Vivek Ramaswamy offered a vision of hope and optimism Saturday at the Iowa Faith & Freedom Coalition’s Spring Supper. Ramaswamy, who said he is the first millennial to run for President as a Republican, said people his age — and perhaps all people in America — are hungry for a cause.
“We’re hungry for purpose. We’re hungry for meaning,” he said. “We’re at a point in our national history when the things that used to fill that hunger — faith, patriotism, hard work, family — these things have disappeared. That leaves a moral vacuum in its wake. That is what allows poison to fill the void.”
He compared Americans today to blind bats flying around a cave sending a sonar signal but not hearing anything bounce back.

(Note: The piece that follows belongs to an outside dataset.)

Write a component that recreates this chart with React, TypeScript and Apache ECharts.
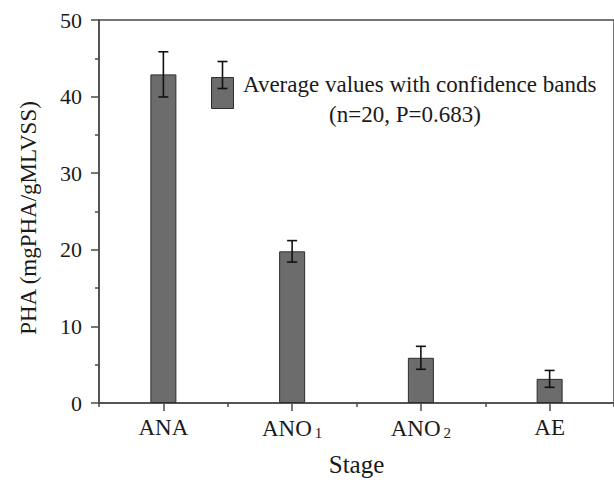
import React, { useEffect, useRef } from "react";
import * as echarts from "echarts";

const categories = ["ANA", "ANO1", "ANO2", "AE"];
const categoryLabels = ["ANA", "ANO{sub|1}", "ANO{sub|2}", "AE"];
const meanValues = [42.9, 19.8, 5.9, 3.15];
const errorValues = [2.95, 1.4, 1.5, 1.1];
const yTicks = [0, 10, 20, 30, 40, 50];
const legendLine1 = "Average values with confidence bands";
const legendLine2 = "(n=20, P=0.683)";
const xAxisName = "Stage";
const yAxisName = "PHA (mgPHA/gMLVSS)";

const FONT = "'Liberation Serif', 'Times New Roman', serif";
const AXIS = "#4a4a4a";
const BAR = "#6c6c6c";
const BAR_EDGE = "#2e2e2e";
const ERR = "#111111";

export default function App() {
  const ref = useRef<HTMLDivElement>(null);
  useEffect(() => {
    if (!ref.current) return;
    const chart = echarts.init(ref.current, undefined, { renderer: "svg" });
    const errData = categories.map((_, i) => [
      i,
      meanValues[i] - errorValues[i],
      meanValues[i] + errorValues[i],
    ]);
    chart.setOption({
      animation: false,
      backgroundColor: "#ffffff",
      grid: {
        left: 99,
        top: 20,
        right: -1,
        bottom: 77,
        show: true,
        borderColor: AXIS,
        borderWidth: 1.5,
        backgroundColor: "transparent",
      },
      xAxis: [
        {
          type: "category",
          data: categories,
          position: "bottom",
          axisLine: { lineStyle: { color: AXIS, width: 1.5 } },
          axisTick: {
            show: true,
            alignWithLabel: true,
            interval: 0,
            length: 8,
            lineStyle: { color: AXIS, width: 1.5 },
          },
          axisLabel: {
            interval: 0,
            hideOverlap: false,
            margin: 13,
            color: "#1a1a1a",
            fontFamily: FONT,
            fontSize: 23,
            formatter: (_v: string, i: number) => categoryLabels[i],
            rich: {
              sub: {
                fontFamily: FONT,
                fontSize: 15,
                color: "#1a1a1a",
                verticalAlign: "bottom",
                padding: [9, 0, 0, 3],
              },
            },
          },
          name: xAxisName,
          nameLocation: "middle",
          nameGap: 49,
          nameTextStyle: { fontFamily: FONT, fontSize: 25, color: "#1a1a1a" },
          splitLine: { show: false },
        },
        {
          type: "category",
          data: categories,
          position: "bottom",
          axisLine: { show: false },
          axisTick: { show: true, interval: 0, length: 4, lineStyle: { color: AXIS, width: 1.5 } },
          axisLabel: { show: false },
          splitLine: { show: false },
        },
      ],
      yAxis: {
        type: "value",
        min: 0,
        max: 50,
        interval: 10,
        axisLine: { show: true, lineStyle: { color: AXIS, width: 1.5 } },
        axisTick: { show: true, length: 8, lineStyle: { color: AXIS, width: 1.5 } },
        minorTick: { show: true, splitNumber: 2, length: 4, lineStyle: { color: AXIS, width: 1.5 } },
        splitLine: { show: false },
        axisLabel: {
          margin: 17,
          color: "#1a1a1a",
          fontFamily: FONT,
          fontSize: 22,
          formatter: (v: number) => (yTicks.includes(v) ? String(v) : ""),
        },
        name: yAxisName,
        nameLocation: "middle",
        nameGap: 59,
        nameTextStyle: {
          fontFamily: FONT,
          fontSize: 23,
          color: "#1a1a1a",
          padding: [0, 13, 0, 0],
        },
      },
      series: [
        {
          type: "bar",
          data: meanValues,
          barWidth: 26,
          itemStyle: { color: BAR, borderColor: BAR_EDGE, borderWidth: 1 },
        },
        {
          type: "custom",
          data: errData,
          z: 5,
          renderItem: (_params: any, api: any) => {
            const x = api.value(0);
            const lo = api.coord([x, api.value(1)]);
            const hi = api.coord([x, api.value(2)]);
            const cap = 5;
            const st = { stroke: ERR, lineWidth: 1.6 };
            return {
              type: "group",
              children: [
                { type: "line", shape: { x1: hi[0], y1: hi[1], x2: lo[0], y2: lo[1] }, style: st },
                { type: "line", shape: { x1: hi[0] - cap, y1: hi[1], x2: hi[0] + cap, y2: hi[1] }, style: st },
                { type: "line", shape: { x1: lo[0] - cap, y1: lo[1], x2: lo[0] + cap, y2: lo[1] }, style: st },
              ],
            };
          },
        },
      ],
      graphic: [
        {
          type: "rect",
          shape: { x: 211.5, y: 77.5, width: 22, height: 31 },
          style: { fill: BAR, stroke: BAR_EDGE, lineWidth: 1 },
          z: 10,
        },
        {
          type: "line",
          shape: { x1: 222.5, y1: 61.5, x2: 222.5, y2: 88.5 },
          style: { stroke: ERR, lineWidth: 1.6 },
          z: 11,
        },
        {
          type: "line",
          shape: { x1: 217.5, y1: 61.5, x2: 227.5, y2: 61.5 },
          style: { stroke: ERR, lineWidth: 1.6 },
          z: 11,
        },
        {
          type: "line",
          shape: { x1: 217.5, y1: 88.5, x2: 227.5, y2: 88.5 },
          style: { stroke: ERR, lineWidth: 1.6 },
          z: 11,
        },
        {
          type: "text",
          x: 243,
          y: 84,
          style: {
            text: legendLine1,
            font: `23px ${FONT}`,
            fill: "#1a1a1a",
            verticalAlign: "middle",
            align: "left",
          },
          z: 11,
        },
        {
          type: "text",
          x: 329,
          y: 114,
          style: {
            text: legendLine2,
            font: `23px ${FONT}`,
            fill: "#1a1a1a",
            verticalAlign: "middle",
            align: "left",
          },
          z: 11,
        },
      ],
    });
    return () => chart.dispose();
  }, []);
  return (
    <div
      ref={ref}
      style={{ position: "absolute", left: 0, top: 0, width: 614, height: 482 }}
    />
  );
}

“That’s why we’re lost,” he said. “The Left preys on that vacuum and fills the void with their vision — race, gender, sexuality, climate.”
Conservatives, he said, must not just shoot that down, but also offer a vision of their own.
“We don’t say race, gender, climate, sexual orientation,” he said. “We have a different vision — God, country, family, and yes, the individual and hard work. That is what it means to be an American.”
America needs to return to the ideals that set the country into motion, he said. Ramaswamy called for a return to meritocracy, which is why he’ll end affirmative action. He called for a return to self-governance, which is why he said he’ll shut down the administrative state, starting with the Department of Education. A return to the rule of law, which is why he said he’d use the military to secure the border.
“This is what it means to be an American,” he said. “And after we rediscover that, then nobody’s going to stop us.”
After spending two decades celebrating our diversity and differences, Americans have forgotten all the ways we are really the same, he said.
“Our diversity is not our strength. Our strength is what unites us across our diversity,” he added.
Ramaswamy attacked ESG efforts by the government, which has not been able to get its “progressive agenda” through the front door. Instead, the government is deputizing private companies to do it through the backdoor.
“They’re using your money, our money, to do it,” he said. “They’re using $20 trillion of our money to force American companies to adopt racial equity programs and emissions caps that most of us would disagree with, that cause us to make less money and actually suck the air out of a constitutional republic where we’re supposed to settle those differences through the political process.”
That “trick” only works is there is a culture willing to buy what they’re selling. And that is why America is in the midst of a “national identity crisis.”
“There’s an opportunity to rediscover who we really are,” he said. “That’s why I made this decision. I think we’re going to do it.”
The younger generation, Ramaswamy said, has a moral hunger that cannot be satisfied by a cup of Ben & Jerry’s ice cream with some “social justice sprinkled” on top.
“You can’t satisfy that moral hunger with fast food, it’s not working,” he said. “God should not be a four-letter word in our culture. When you have a hole the size of God in your heart, when God does not fill that, something else will instead. And that is what’s happening with wokeism and transgenderism and climateism and COVID-ism. We’re hungering for the real thing.”
Ramaswamy said Republicans must go to their opponents’ turf — whether it’s a liberal news network or progressive college campus — and explain to people what it is to be conservative and religious.
He said he’s running for President to help his son’s generation.
“If I had been born 20 years later, I don’t think my story of living the American Dream the way I have, I don’t think it would have been possible,” he said. “Not in the same way. Because I would have been taught to think of myself as a victim. I’ve encountered hardship, probably most of us in this room have too. Hardship is not the same thing as victimhood. I think young people in this country need to learn that. Hardship is part of what helps us discover who we really are. Hardship happens to you, victimhood is a choice. And I think once young people see that, they’re going to feel empowered to say that yes, this country is worth standing up for.”